EMS social media is the same way. There’s one extreme where we always have to be supportive. Everyone should follow their dream and passion to be in EMS, even if you’ve failed the National Registry exam three times. These people recite the dogma quotes we all cringe at. “BLS before ALS.” “EMTs save paramedics.” “Race the reaper.” Their sources of information include “my instructor told me” and “our protocols said.” If you challenge these folks, you’re automatically unsupportive and get called a “paragod.”
There’s an opposite extreme as well. These are the people who obsess and drone on about arcane clinical topics. No minutiae of biochemistry or pharmacology is too obscure for these pedants to emphasize that you’re “dangerous” if you don’t understand. These people, or their companions, like to post random EKGs with subtle findings that even cardiologists would debate. They will post these EKGs without any patient presentation and expect any EMS provider to find the zebra or risk their scorn and ridicule. It’s as if Sheldon and the rest of the cast of The Big Bang Theory started working on an ambulance and/or as EMS educators.
So, there’s a balance. The truth is, it shouldn’t be that hard to pass an entry level EMS exam which measures minimal competency. Mere certification determines entry level competency. We must always strive to be better, each and every day. It’s my personal belief that EMTs should be reading paramedic level material for continuing education and/or possibly considering pursing AEMT/Intermediate or paramedic certification. It’s my belief that paramedics should be reading physician-level educational material to supplement their knowledge. With the advent of open learning sources such as FOAMed and the like, the material is accessible.
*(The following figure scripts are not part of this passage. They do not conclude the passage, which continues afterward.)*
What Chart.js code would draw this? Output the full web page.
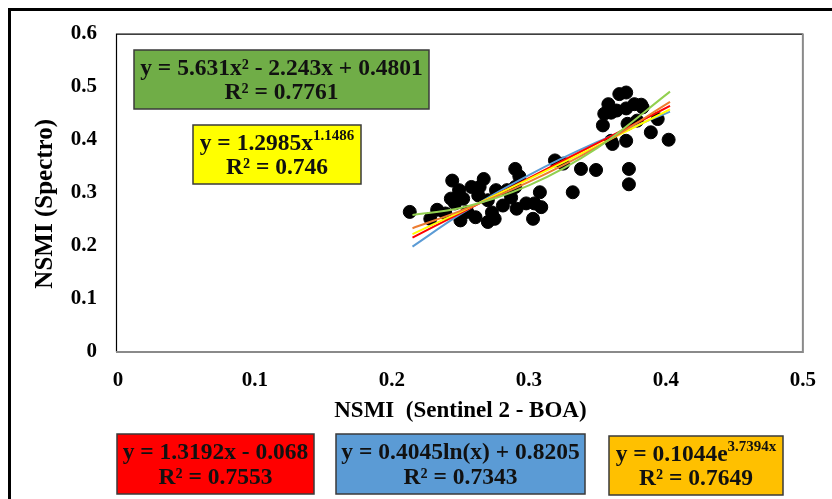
<!DOCTYPE html>
<html>
<head>
<meta charset="utf-8">
<script src="https://cdn.jsdelivr.net/npm/chart.js@4.4.1/dist/chart.umd.min.js"></script>
<style>
  html, body { margin: 0; padding: 0; background: #fff; }
  canvas { display: block; }
</style>
</head>
<body>
<canvas id="chart" width="832" height="499"></canvas>
<script>
// --- Dados ---
const nsmiSentinel = [0.213, 0.228, 0.233, 0.244, 0.249, 0.243, 0.252, 0.250, 0.255, 0.261,
  0.258, 0.267, 0.264, 0.263, 0.270, 0.270, 0.276, 0.275, 0.281, 0.290,
  0.290, 0.291, 0.298, 0.303, 0.304, 0.308, 0.309, 0.319, 0.325, 0.332,
  0.338, 0.349, 0.239, 0.246, 0.273, 0.284, 0.293, 0.287,
  0.354, 0.355, 0.358, 0.361, 0.366, 0.371, 0.372, 0.371, 0.373, 0.373,
  0.377, 0.379, 0.383, 0.389, 0.394, 0.402, 0.360, 0.364, 0.371, 0.360, 0.382];
const nsmiSpectro = [0.264, 0.251, 0.268, 0.323, 0.305, 0.289, 0.289, 0.248, 0.264, 0.254,
  0.311, 0.326, 0.311, 0.295, 0.286, 0.245, 0.305, 0.251, 0.276, 0.345,
  0.311, 0.270, 0.280, 0.251, 0.280, 0.301, 0.273, 0.361, 0.355, 0.301,
  0.345, 0.343, 0.261, 0.280, 0.263, 0.305, 0.331, 0.291,
  0.427, 0.449, 0.467, 0.392, 0.486, 0.489, 0.430, 0.398, 0.345, 0.316,
  0.467, 0.436, 0.461, 0.414, 0.439, 0.400, 0.451, 0.455, 0.459, 0.398, 0.466];

// linhas de tendência
const trendX = [0.215, 0.25, 0.30, 0.35, 0.403];
const linearY = [0.2156, 0.2618, 0.3278, 0.3937, 0.4636];
const logY = [0.1987, 0.2597, 0.3335, 0.3958, 0.4529];
const powerY = [0.2222, 0.2642, 0.3258, 0.3889, 0.4572];
const expY = [0.2333, 0.2659, 0.3205, 0.3865, 0.4712];
const polyY = [0.2582, 0.2713, 0.3140, 0.3848, 0.4907];

const xTicks = [0, 0.1, 0.2, 0.3, 0.4, 0.5];
const yTicks = [0, 0.1, 0.2, 0.3, 0.4, 0.5, 0.6];

// caixas com as equações
const eqBoxes = [
  { x: 134, y: 50, w: 295, h: 59, fill: '#70AD47',
    lines: [[['y = 5.631x² - 2.243x + 0.4801']], [['R² = 0.7761']]] },
  { x: 193, y: 125, w: 168, h: 59, fill: '#FFFF00',
    lines: [[['y = 1.2985x'], ['1.1486', true]], [['R² = 0.746']]] },
  { x: 117, y: 434, w: 197, h: 60, fill: '#FF0000',
    lines: [[['y = 1.3192x - 0.068']], [['R² = 0.7553']]] },
  { x: 336, y: 434, w: 249, h: 60, fill: '#5B9BD5',
    lines: [[['y = 0.4045ln(x) + 0.8205']], [['R² = 0.7343']]] },
  { x: 609, y: 436, w: 174, h: 59, fill: '#FFC000',
    lines: [[['y = 0.1044e'], ['3.7394x', true]], [['R² = 0.7649']]] }
];

const FONT = '"Liberation Serif", "Times New Roman", serif';

function toPoints(xs, ys) {
  return xs.map((x, i) => ({ x: x, y: ys[i] }));
}

function drawRich(ctx, parts, cx, cy, size) {
  const supSize = Math.round(size * 0.64);
  let total = 0;
  parts.forEach(p => {
    ctx.font = `bold ${p[1] ? supSize : size}px ${FONT}`;
    total += ctx.measureText(p[0]).width;
  });
  let x = cx - total / 2;
  ctx.textBaseline = 'middle';
  ctx.textAlign = 'left';
  parts.forEach(p => {
    ctx.font = `bold ${p[1] ? supSize : size}px ${FONT}`;
    ctx.fillText(p[0], x, p[1] ? cy - size * 0.32 : cy);
    x += ctx.measureText(p[0]).width;
  });
}

const framePlugin = {
  id: 'frame',
  beforeDraw(chart) {
    const ctx = chart.ctx;
    const a = chart.chartArea;
    ctx.save();
    ctx.fillStyle = '#fff';
    ctx.fillRect(0, 0, chart.width, chart.height);
    // moldura externa
    ctx.strokeStyle = '#000';
    ctx.lineWidth = 3;
    ctx.beginPath();
    ctx.moveTo(9.5, chart.height);
    ctx.lineTo(9.5, 9.5);
    ctx.lineTo(chart.width, 9.5);
    ctx.stroke();
    // borda da área do gráfico
    ctx.lineWidth = 1.2;
    ctx.beginPath();
    ctx.moveTo(a.left - 1.5, a.bottom);
    ctx.lineTo(a.left - 1.5, a.top + 0.5);
    ctx.lineTo(a.right, a.top + 0.5);
    ctx.stroke();
    ctx.strokeStyle = '#8a8a8a';
    ctx.lineWidth = 2;
    ctx.beginPath();
    ctx.moveTo(a.right, a.top);
    ctx.lineTo(a.right, a.bottom);
    ctx.lineTo(a.left - 2, a.bottom);
    ctx.stroke();
    ctx.restore();
  },
  afterDraw(chart) {
    const ctx = chart.ctx;
    const a = chart.chartArea;
    ctx.save();
    // título do eixo Y
    ctx.translate(46, (a.top + a.bottom) / 2 + 11);
    ctx.rotate(-Math.PI / 2);
    ctx.fillStyle = '#000';
    ctx.font = `bold 25px ${FONT}`;
    ctx.textAlign = 'center';
    ctx.textBaseline = 'middle';
    ctx.fillText('NSMI (Spectro)', 0, 0);
    ctx.restore();

    eqBoxes.forEach(b => {
      ctx.save();
      ctx.fillStyle = b.fill;
      ctx.fillRect(b.x, b.y, b.w, b.h);
      ctx.strokeStyle = '#3a3a3a';
      ctx.lineWidth = 1.5;
      ctx.strokeRect(b.x, b.y, b.w, b.h);
      ctx.fillStyle = '#111';
      drawRich(ctx, b.lines[0], b.x + b.w / 2, b.y + b.h * 0.32, 23.5);
      drawRich(ctx, b.lines[1], b.x + b.w / 2, b.y + b.h * 0.73, 23.5);
      ctx.restore();
    });
  }
};

function trendSet(ys, color) {
  return {
    type: 'line',
    data: toPoints(trendX, ys),
    borderColor: color,
    borderWidth: 2,
    pointRadius: 0,
    fill: false,
    cubicInterpolationMode: 'monotone'
  };
}

new Chart(document.getElementById('chart').getContext('2d'), {
  type: 'scatter',
  data: {
    datasets: [
      trendSet(polyY, '#92D050'),
      trendSet(expY, '#ED7D31'),
      trendSet(powerY, '#FFFF00'),
      trendSet(linearY, '#FF0000'),
      trendSet(logY, '#5B9BD5'),
      {
        data: toPoints(nsmiSentinel, nsmiSpectro),
        backgroundColor: '#000',
        borderColor: '#000',
        pointRadius: 6.5,
        pointHoverRadius: 6.5
      }
    ]
  },
  options: {
    responsive: false,
    animation: false,
    devicePixelRatio: 1,
    layout: { padding: { left: 0, top: 32, right: 28, bottom: 0 } },
    plugins: { legend: { display: false }, tooltip: { enabled: false } },
    scales: {
      x: {
        type: 'linear', min: 0, max: 0.5,
        afterFit: s => { s.height = 147; },
        afterBuildTicks: s => { s.ticks = xTicks.map(v => ({ value: v })); },
        grid: { display: false, drawTicks: false },
        border: { display: false },
        ticks: {
          color: '#000', padding: 16,
          font: { family: FONT, size: 21, weight: 'bold' },
          callback: v => String(+v.toFixed(1))
        },
        title: {
          display: true, text: 'NSMI  (Sentinel 2 - BOA)', color: '#000',
          font: { family: FONT, size: 23, weight: 'bold' },
          padding: { top: 0, bottom: 74 }
        }
      },
      y: {
        type: 'linear', min: 0, max: 0.6,
        afterFit: s => { s.width = 118; },
        afterBuildTicks: s => { s.ticks = yTicks.map(v => ({ value: v })); },
        grid: { display: false, drawTicks: false },
        border: { display: false },
        ticks: {
          color: '#000', padding: 21,
          font: { family: FONT, size: 21, weight: 'bold' },
          callback: v => String(+v.toFixed(1))
        }
      }
    }
  },
  plugins: [framePlugin]
});
</script>
</body>
</html>
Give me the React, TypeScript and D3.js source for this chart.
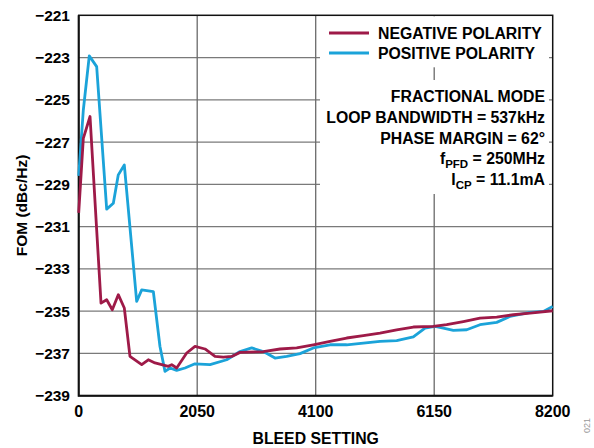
import React, { useEffect, useRef } from 'react'
import * as d3 from 'd3'

// bleed setting vs FOM
const xTicks = [0, 2050, 4100, 6150, 8200]
const yTicks = [-221, -223, -225, -227, -229, -231, -233, -235, -237, -239]

const bleedNeg = [
  0, 80, 196, 311, 386, 484, 581, 685, 789, 887, 1090, 1204, 1320, 1436, 1550, 1609, 1695, 1868, 2012, 2185,
  2358, 2502, 2647, 2791, 3194, 3483, 3771, 4059, 4347, 4636, 4924, 5212, 5501, 5789, 6135, 6366, 6654, 6942,
  7231, 7519, 7807, 8200,
]
const fomNeg = [
  -230.35, -226.82, -225.79, -231.15, -234.62, -234.46, -234.93, -234.22, -234.85, -237.14, -237.53, -237.3,
  -237.45, -237.53, -237.61, -237.53, -237.69, -236.98, -236.67, -236.79, -237.14, -237.17, -237.14, -236.95,
  -236.91, -236.79, -236.74, -236.59, -236.43, -236.27, -236.16, -236.04, -235.88, -235.75, -235.72, -235.64,
  -235.49, -235.33, -235.28, -235.17, -235.09, -234.98,
]

const bleedPos = [
  0, 80, 183, 311, 484, 599, 685, 789, 1003, 1090, 1291, 1406, 1493, 1580, 1695, 1839, 2012, 2272, 2560, 2791,
  2993, 3194, 3396, 3598, 3829, 4059, 4347, 4636, 4924, 5212, 5501, 5789, 5991, 6164, 6308, 6481, 6712, 6942,
  7231, 7461, 7807, 8038, 8200,
]
const fomPos = [
  -228.6, -225.48, -222.92, -223.43, -230.17, -229.89, -228.55, -228.08, -234.54, -233.99, -234.07, -236.67,
  -237.85, -237.69, -237.8, -237.69, -237.49, -237.53, -237.3, -236.91, -236.74, -236.91, -237.22, -237.14,
  -237.01, -236.74, -236.59, -236.59, -236.51, -236.43, -236.39, -236.22, -235.8, -235.72, -235.8, -235.91,
  -235.88, -235.64, -235.53, -235.25, -235.06, -235.01, -234.78,
]

const seriesNames = ['NEGATIVE POLARITY', 'POSITIVE POLARITY']
const seriesColors = ['#9e1a48', '#1ba3d9']

const W = 594
const H = 448
const FONT = '"Liberation Sans", Arial, sans-serif'
const FS = 15.8

export default function App() {
  const svgRef = useRef<SVGSVGElement>(null)

  useEffect(() => {
    document.body.style.margin = '0'
    const svg = d3.select(svgRef.current)
    svg.selectAll('*').remove()

    const left = 78.7
    const right = 552.7
    const top = 15.3
    const bottom = 395.7

    const x = d3.scaleLinear().domain([0, 8200]).range([left, right])
    const y = d3.scaleLinear().domain([-221, -239]).range([top, bottom])

    svg.append('rect').attr('width', W).attr('height', H).attr('fill', 'white')

    // grid
    svg
      .append('g')
      .selectAll('line')
      .data(yTicks.slice(1, -1))
      .enter()
      .append('line')
      .attr('x1', left)
      .attr('x2', right)
      .attr('y1', (d) => y(d))
      .attr('y2', (d) => y(d))
      .attr('stroke', '#7a7a7a')
      .attr('stroke-width', 1.2)

    svg
      .append('g')
      .selectAll('line')
      .data(xTicks.slice(1, -1))
      .enter()
      .append('line')
      .attr('x1', (d) => x(d))
      .attr('x2', (d) => x(d))
      .attr('y1', top)
      .attr('y2', bottom)
      .attr('stroke', '#6a6a6a')
      .attr('stroke-width', 1.3)

    // white panels behind legend and notes
    svg.append('rect').attr('x', 320).attr('y', top + 1).attr('width', 229).attr('height', 51).attr('fill', 'white')
    svg.append('rect').attr('x', 320).attr('y', 80).attr('width', 229).attr('height', 114).attr('fill', 'white')

    // frame
    svg
      .append('rect')
      .attr('x', left)
      .attr('y', top)
      .attr('width', right - left)
      .attr('height', bottom - top)
      .attr('fill', 'none')
      .attr('stroke', '#111')
      .attr('stroke-width', 1.5)
    svg
      .append('path')
      .attr('d', `M${left},${top}V${bottom}H${right}`)
      .attr('fill', 'none')
      .attr('stroke', '#111')
      .attr('stroke-width', 2)

    // curves
    const line = d3
      .line<[number, number]>()
      .x((d) => x(d[0]))
      .y((d) => y(d[1]))

    const negPts = bleedNeg.map((b, i) => [b, fomNeg[i]] as [number, number])
    const posPts = bleedPos.map((b, i) => [b, fomPos[i]] as [number, number])

    svg
      .append('path')
      .datum(posPts)
      .attr('d', line)
      .attr('fill', 'none')
      .attr('stroke', seriesColors[1])
      .attr('stroke-width', 2.8)
      .attr('stroke-linejoin', 'round')
    svg
      .append('path')
      .datum(negPts)
      .attr('d', line)
      .attr('fill', 'none')
      .attr('stroke', seriesColors[0])
      .attr('stroke-width', 2.8)
      .attr('stroke-linejoin', 'round')

    // tick labels
    svg
      .append('g')
      .selectAll('text')
      .data(yTicks)
      .enter()
      .append('text')
      .attr('x', 70)
      .attr('y', (d) => y(d) + 5.5)
      .attr('text-anchor', 'end')
      .attr('font-family', FONT)
      .attr('font-weight', 'bold')
      .attr('font-size', 15.5)
      .text((d) => '\u2212' + Math.abs(d))

    svg
      .append('g')
      .selectAll('text')
      .data(xTicks)
      .enter()
      .append('text')
      .attr('x', (d) => x(d))
      .attr('y', 416.5)
      .attr('text-anchor', 'middle')
      .attr('font-family', FONT)
      .attr('font-weight', 'bold')
      .attr('font-size', 16)
      .text((d) => String(d))

    // axis titles
    svg
      .append('text')
      .attr('x', (left + right) / 2)
      .attr('y', 444)
      .attr('text-anchor', 'middle')
      .attr('font-family', FONT)
      .attr('font-weight', 'bold')
      .attr('font-size', FS)
      .text('BLEED SETTING')

    svg
      .append('text')
      .attr('transform', `translate(27, ${(top + bottom) / 2}) rotate(-90)`)
      .attr('text-anchor', 'middle')
      .attr('font-family', FONT)
      .attr('font-weight', 'bold')
      .attr('font-size', 15.5)
      .text('FOM (dBc/Hz)')

    // legend
    seriesNames.forEach((name, i) => {
      const ly = 33 + i * 20
      svg
        .append('line')
        .attr('x1', 329)
        .attr('x2', 369)
        .attr('y1', ly)
        .attr('y2', ly)
        .attr('stroke', seriesColors[i])
        .attr('stroke-width', 3)
      svg
        .append('text')
        .attr('x', 378)
        .attr('y', ly + 5.5)
        .attr('font-family', FONT)
        .attr('font-weight', 'bold')
        .attr('font-size', FS)
        .text(name)
    })

    // notes
    const notes = svg
      .append('g')
      .attr('font-family', FONT)
      .attr('font-weight', 'bold')
      .attr('font-size', FS)
      .attr('text-anchor', 'end')
    const nx = 545
    notes.append('text').attr('x', nx).attr('y', 102).text('FRACTIONAL MODE')
    notes.append('text').attr('x', nx).attr('y', 123).text('LOOP BANDWIDTH = 537kHz')
    notes.append('text').attr('x', nx).attr('y', 144).text('PHASE MARGIN = 62°')
    const f = notes.append('text').attr('x', nx).attr('y', 164)
    f.append('tspan').text('f')
    f.append('tspan').attr('font-size', 11.5).attr('dy', 4).text('PFD')
    f.append('tspan').attr('dy', -4).text(' = 250MHz')
    const ic = notes.append('text').attr('x', nx).attr('y', 185)
    ic.append('tspan').text('I')
    ic.append('tspan').attr('font-size', 11.5).attr('dy', 4).text('CP')
    ic.append('tspan').attr('dy', -4).text(' = 11.1mA')

    svg
      .append('text')
      .attr('transform', 'translate(590, 418) rotate(-90)')
      .attr('text-anchor', 'end')
      .attr('font-family', FONT)
      .attr('font-size', 9)
      .attr('fill', '#999')
      .text('021')
  }, [])

  return <svg ref={svgRef} width={W} height={H} style={{ display: 'block' }} />
}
However, it’s also important that we remember our fundamental role in the world of medicine. In most cases, we are the entry into the healthcare system. If we can get the right patients to the right level of care the vast majority of the time, then EMS is a success. Don’t worry about the Krebs cycle nearly as much as you worry about taking care of your patient. I don’t expect the average EMS provider to provide physician level care or have a PhD’s understanding of the underlying science. I expect competent, compassionate care where a clinician recognizes their limits, but challenges themselves to expand those limits daily.
Medicine is a parallel to engineering. While both are based on the sciences, they are the application of pure science to solve human problems. Never forget that what we do is about people.
Having said my peace for now, I make one promise to you. I’ll try to be a better clinician, caregiver, and person today than I was yesterday. I merely ask that if you share a passion for EMS that you make the same commitment.